The animal itself is faring less well. While the logo graces credit cards in Dubai, actual brown bears from the Carpathians to the Rockies are being squeezed by climate change into ever-tighter real estate markets. A bear recently wandered into a Romanian shopping mall, presumably to file a trademark infringement suit. Environmental NGOs now use the Bruins’ own merch profits—licensing is a $3.2 billion annual carnival—to fund bear corridors across the Balkans, proving that irony is the only renewable resource left.

Europe, naturally, has attempted to regulate the bear out of existence. The EU’s proposed “Digital Services Mascot Act,” buried on page 847 of a larger anti-monopoly package, would require any bruin depiction to include a warning label: “Fictional mammal; does not endorse crypto scams.” MEPs from Finland—home to 2,000 actual bears—argued this discriminates against indigenous fauna. Debate was tabled until after the upcoming hockey World Championship, because priorities.

Meanwhile, the global south has adopted the bruin as a blank slate onto which post-colonial ambition is projected. In Nairobi, a startup called “Bruin Boda” rents motorbike taxis painted like Boston’s third jerseys; drivers insist the color scheme intimidates traffic cops. In Buenos Aires, graffiti artists stencil the spoked-B next to Evita’s portrait, a mash-up nobody asked for yet somehow sums up the 21st century.

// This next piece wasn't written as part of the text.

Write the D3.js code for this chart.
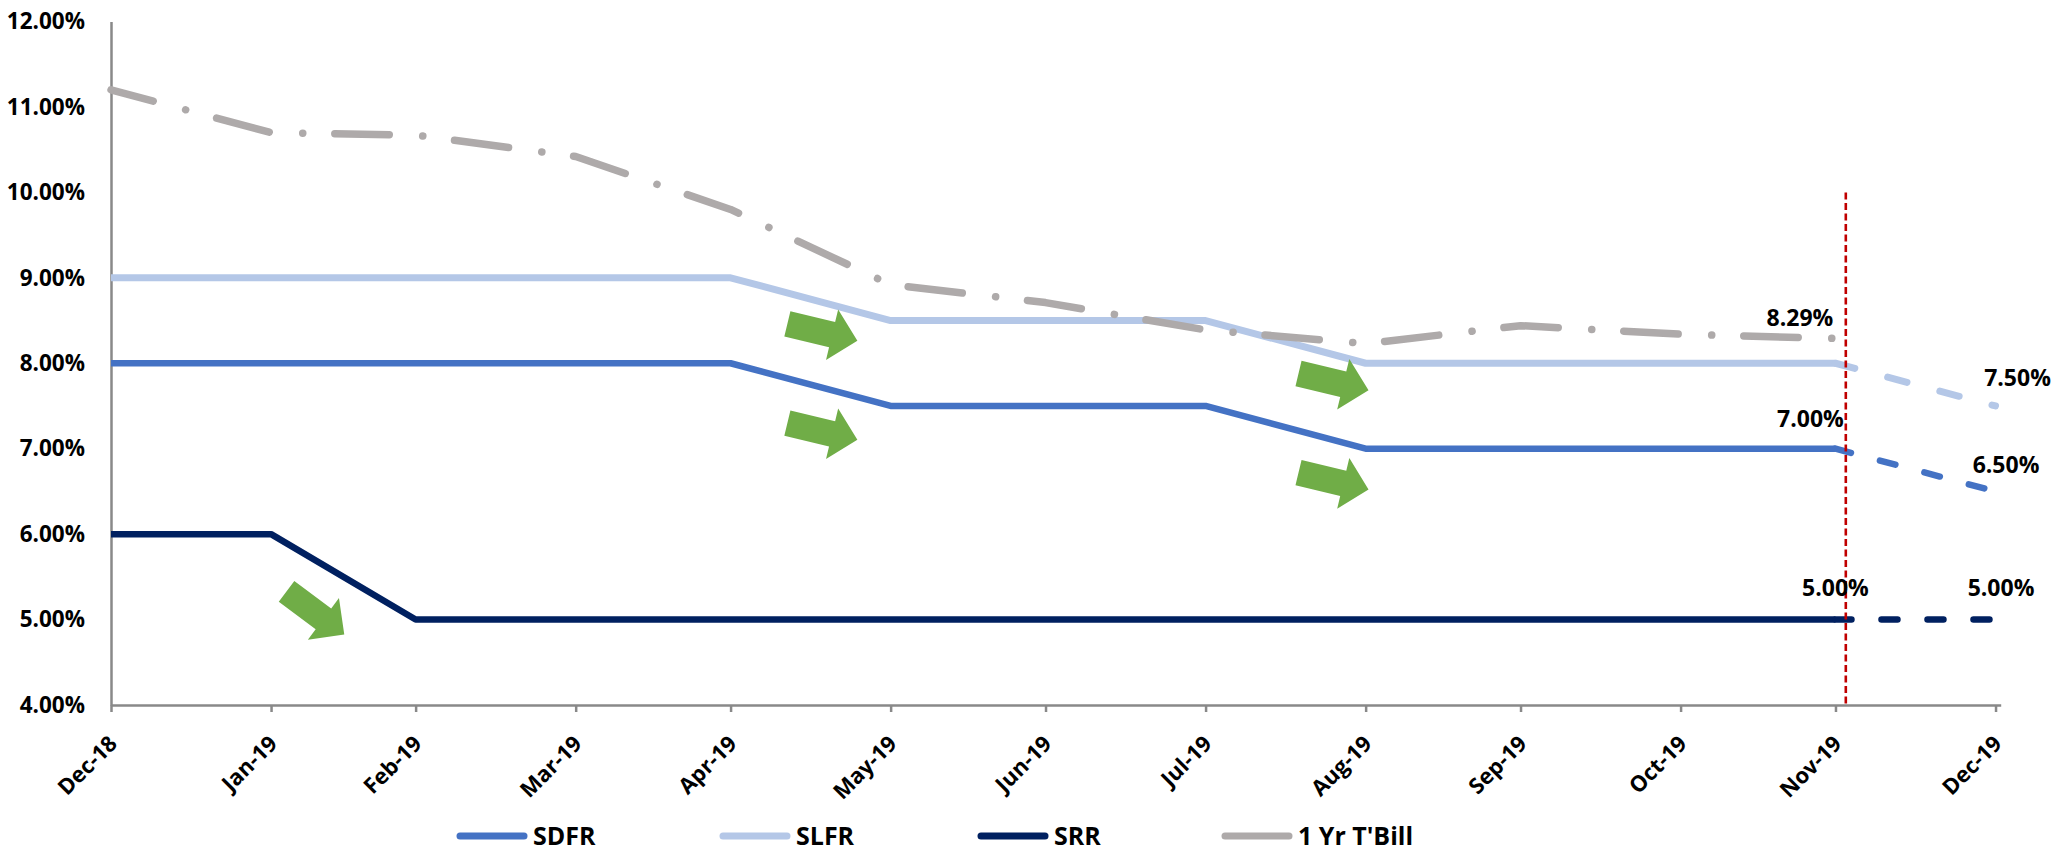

The existential punchline? The more the bruin proliferates, the less anyone can agree on what it means. To a Bostonian, it’s a birthright; to a Slovakian lumberjack, it’s the thing rifling through his trash; to a Singaporean crypto-bro, it’s the NFT he just flipped for 0.8 Ethereum. Somewhere in this hall of mirrors, the actual bear—the one with fur, claws, and an eating disorder driven by habitat loss—watches humanity cannibalize its image and wonders who the real predator is.

Conclusion:
We have, in our infinite wisdom, taken a hibernating omnivore and turned it into the Swiss Army knife of late-capitalist symbolism—equal parts sports franchise, environmental cautionary tale, and ironic fashion statement. The bruin now belongs to everyone and no one, a global citizen more traveled than most passports yet still expected to drop the puck in October. If that isn’t a perfect emblem for our interconnected, self-devouring era, I don’t know what is. Perhaps the bear will have the last laugh when we’re all huddled in our own shrinking forests, hoping the jerseys we wore ironically will keep us warm.